Barr sent a letter to Congress on Sunday that offers little explanation for the decision not to prosecute the president. The letter correctly states the elements of obstruction of justice — corrupt intent, obstructive conduct and a sufficient nexus to a pending or contemplated proceeding — and then states that Mueller’s report “identifies no actions that, in our judgment,” satisfy all three criteria. The letter says nothing more about the last two elements of obstruction, but it does offer this about corrupt intent: “While not determinative, the absence of … evidence [of collusion] bears upon the President’s intent with respect to obstruction.”

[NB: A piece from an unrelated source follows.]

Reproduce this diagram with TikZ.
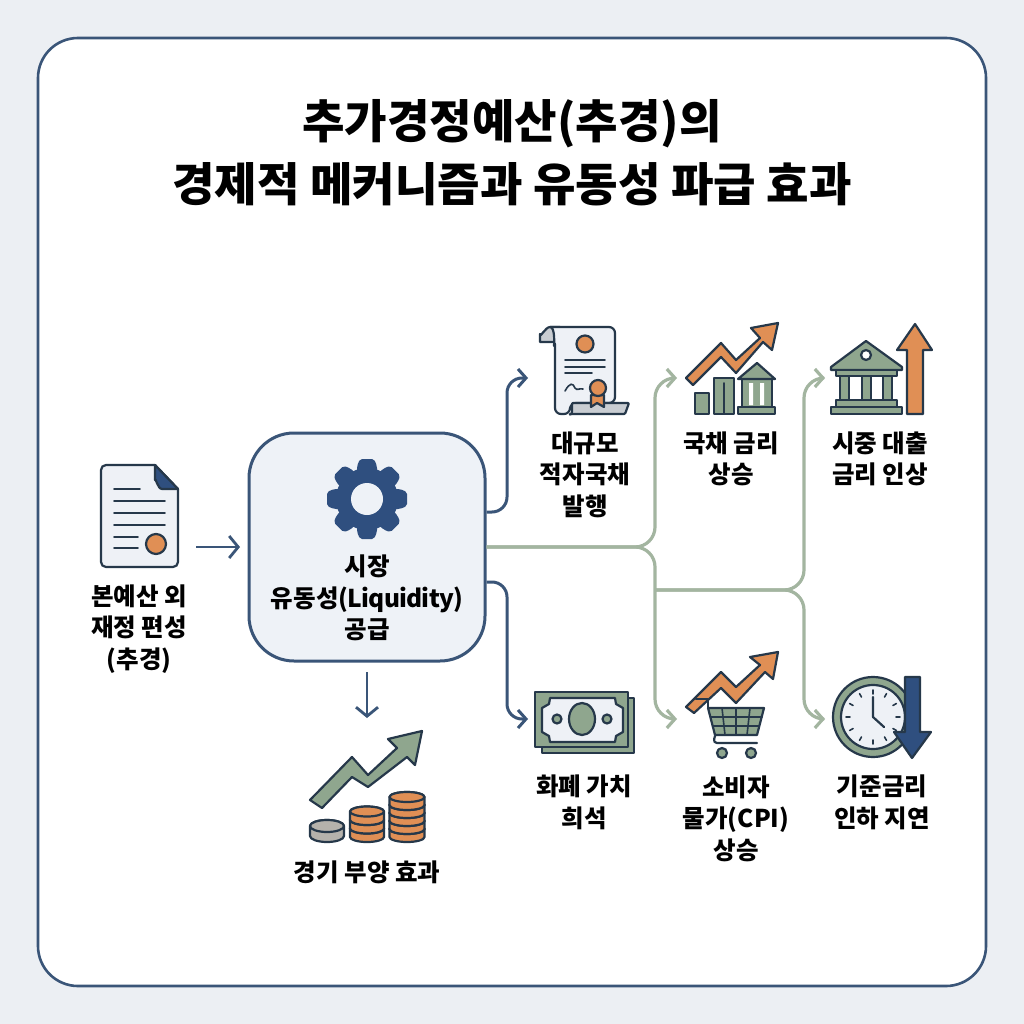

That conclusion is questionable for reasons beyond its haste. It’s black letter law that a defendant can satisfy the corrupt intent criterion for obstruction even if the defendant himself committed no underlying crime. For example, the U.S. Court of Appeals for the 3rd Circuit recently ruled that a defendant could be convicted of obstruction “even if [his] primary motivation was to extricate the sister of his childhood friend from a troubled situation.” A court in Utah held in 2013 that a defendant could be liable for obstruction where his only apparent motive was to protect a friend from a criminal charge.